By Clara Chooi
The Malaysian Insider
May 11, 2012
KUALA LUMPUR, May 11 — The Malaysian Bar has approved a resolution condemning the police for using “excessive” and “indiscriminate” force to disperse Bersih 3.0 protesters on April 28, despite objections raised by a minority group of lawyers at today’s extraordinary general meeting (EGM).
The resolution, passed by way of voting this evening, also demands apologies from the home minister and Inspector-General of Police to the public and members of the media over the conduct of the police during the rally.
According to Bar Council president Lim Chee Wee, only 16 of the 1,270 Malaysian Bar members in attendance today had opposed the resolution, which contained findings of alleged police brutality against protesters and members of the media.
A total of 939 votes were recorded in support of the resolution. There are some 14,000 members in the Malaysian Bar.
Commending today’s high turnout at the EGM, which exceeded the turnout of some 800 members during the Bar’s annual general meeting (AGM) in March, Lim said it was clear that members viewed the events surrounding Bersih 3.0 seriously.
“The fact is, there was widespread reports of police brutality and excessive, disproportionate use of tear gas and water cannons in KL, which only started after the alleged reported breach of the barricades at Dataran Merdeka after 3pm… prior to which, there was a carnival-like atmosphere,” he told a press conference after the three-hour EGM.
Lim, referring to a report by the Bar Council’s team of 78 monitors for the rally, said unlike the chaos during Bersih 3.0 in Kuala Lumpur, other concurrent rallies held in Kuantan, Johor Bahru, Malacca and Ipoh had seen the police acting with restraint.
In KL, he said, the police had failed to offer sufficient warning to protesters before moving to disperse them. The police are also said to have boxed in protesters by sealing off escape routes, instead of offering them sufficient time to disperse.
He said the estimated 100,000-strong crowd that thronged numerous streets in the heart of Kuala Lumpur on April 28 had not been allowed enough room to disperse as volleys of tear gas canisters and chemical-laced water rained down on them even as they attempted to run.
“Which begs the simple question: Why has the police not read or implemented the findings and recommendations of Suhakam (Malaysian Human Rights Commission)?” he asked, referring to four past investigations conducted by the panel on different rallies.
Lim also insisted that the jeering or insults allegedly hurled by protesters at policemen on duty during Bersih 3.0 did not justify the force with which the latter group retaliated.

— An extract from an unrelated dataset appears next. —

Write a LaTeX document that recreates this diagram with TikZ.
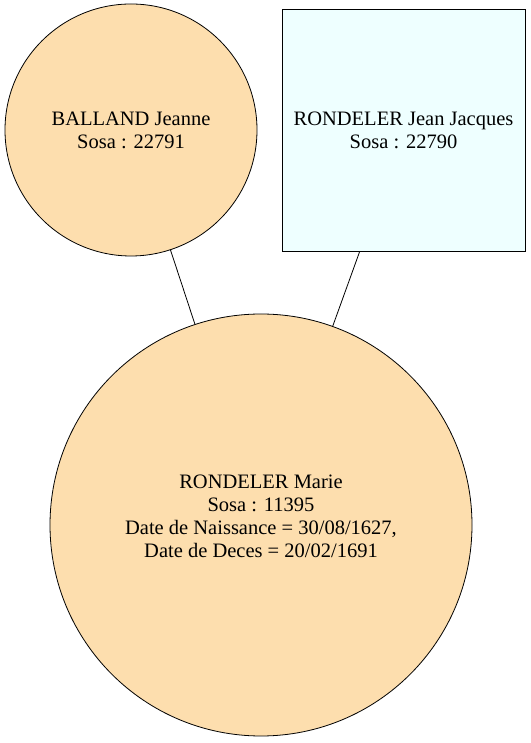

He pointed out that protesters were unarmed and that the burden of ensuring crowd control lies in the hands of those who are armed, namely the police. Restraint, he said, must be maintained at all costs.
“Does calling the police ‘sampah’ (rubbish) or ‘anjing’ (dog) justify the firing of tear gas or water cannons? Let us not forget this — the police have the responsibility, the powers and the weapons. Malaysians do not,” he said.

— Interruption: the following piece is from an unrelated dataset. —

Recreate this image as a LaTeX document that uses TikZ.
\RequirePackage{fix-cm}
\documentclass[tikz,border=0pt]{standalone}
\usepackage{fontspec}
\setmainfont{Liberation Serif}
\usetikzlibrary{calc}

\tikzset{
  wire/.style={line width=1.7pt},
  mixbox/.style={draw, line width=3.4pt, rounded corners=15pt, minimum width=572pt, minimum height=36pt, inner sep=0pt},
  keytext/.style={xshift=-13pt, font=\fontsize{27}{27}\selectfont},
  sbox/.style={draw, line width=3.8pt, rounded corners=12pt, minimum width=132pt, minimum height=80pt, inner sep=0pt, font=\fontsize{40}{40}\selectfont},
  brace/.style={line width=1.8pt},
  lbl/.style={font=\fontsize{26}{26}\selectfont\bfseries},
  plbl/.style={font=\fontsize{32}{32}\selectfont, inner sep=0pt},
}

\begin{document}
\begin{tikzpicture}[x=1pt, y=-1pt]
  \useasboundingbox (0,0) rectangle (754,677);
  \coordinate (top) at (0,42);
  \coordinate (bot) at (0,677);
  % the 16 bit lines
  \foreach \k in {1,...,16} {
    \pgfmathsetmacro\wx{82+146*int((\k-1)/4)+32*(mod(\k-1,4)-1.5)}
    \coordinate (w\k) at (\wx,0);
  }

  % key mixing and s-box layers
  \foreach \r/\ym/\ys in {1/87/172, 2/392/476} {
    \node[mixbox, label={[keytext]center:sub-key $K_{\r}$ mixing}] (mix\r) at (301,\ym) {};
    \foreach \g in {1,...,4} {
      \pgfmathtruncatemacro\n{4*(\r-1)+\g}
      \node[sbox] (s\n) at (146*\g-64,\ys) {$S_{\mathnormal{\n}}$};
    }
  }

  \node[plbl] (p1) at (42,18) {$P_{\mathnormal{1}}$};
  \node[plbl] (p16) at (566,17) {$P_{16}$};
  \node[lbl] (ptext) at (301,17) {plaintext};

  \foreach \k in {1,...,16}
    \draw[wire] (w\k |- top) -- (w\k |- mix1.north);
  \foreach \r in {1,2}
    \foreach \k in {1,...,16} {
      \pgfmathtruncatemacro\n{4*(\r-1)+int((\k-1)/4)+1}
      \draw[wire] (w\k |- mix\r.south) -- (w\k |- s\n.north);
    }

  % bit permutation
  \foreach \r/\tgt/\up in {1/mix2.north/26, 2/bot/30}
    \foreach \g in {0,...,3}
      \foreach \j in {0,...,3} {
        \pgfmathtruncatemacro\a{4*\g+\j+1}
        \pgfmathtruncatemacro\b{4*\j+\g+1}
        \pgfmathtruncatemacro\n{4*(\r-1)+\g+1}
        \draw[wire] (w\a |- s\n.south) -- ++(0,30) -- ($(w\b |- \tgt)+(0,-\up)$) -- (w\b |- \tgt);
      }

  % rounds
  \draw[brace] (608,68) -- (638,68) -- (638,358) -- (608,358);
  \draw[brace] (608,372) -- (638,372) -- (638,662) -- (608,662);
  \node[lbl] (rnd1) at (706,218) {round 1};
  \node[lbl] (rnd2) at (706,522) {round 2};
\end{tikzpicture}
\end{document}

Lim noted that debates during today’s EGM had been robust as a number of lawyers in attendance had stood to express opposing views.
But, he stressed, the resolution was later supported by “an overwhelming majority”, indicating that the Bar was unified in its stand on Bersih 3.0.
Among others, the resolution condemns the “excessive, indiscriminate and wrongful” use of tear gas and water cannons against protesters, failure of the police to allow rally participants time to disperse and widespread reports of police brutality against protesters and media professionals.
“Bar members also asked the president (Lim) to highlight to the media that the arrest, assault and confiscation of the equipment of the media are condemned by the Bar. This must never happen
“Secondly, it is most unfortunate the mainstream media, had not given balanced reporting,” Lim said.
Today’s EGM was called to discuss the slew of issues surrounding the rally for free and fair elections, which saw chaos on the streets of the capital when police fired tear gas and chemical-laced water to disperse protesters.
According to a notice issued on the Malaysian Bar’s official website on May 4, the EGM was called to discuss a motion “in relation to the events of and surrounding the public rally on 28 April 2012 organised by Bersih 3.0, and matters in connection therewith”.
Prime Minister Datuk Seri Najib Razak recently labelled the demonstration as an attempt by certain quarters to overthrow the elected Barisan Nasional (BN) government, as he hardened his administration’s position towards the electoral reform movement.
Lim previously said that the Bar’s monitoring team had found more instances of police brutality compared to last year’s July 9 Bersih event.
He also said the authorities failed to take heed of criticism and recommendations outlined by the Malaysian Human Rights Commission (Suhakam) with regards to police conduct during Bersih’s first two rallies, and lamented on how “little has changed.”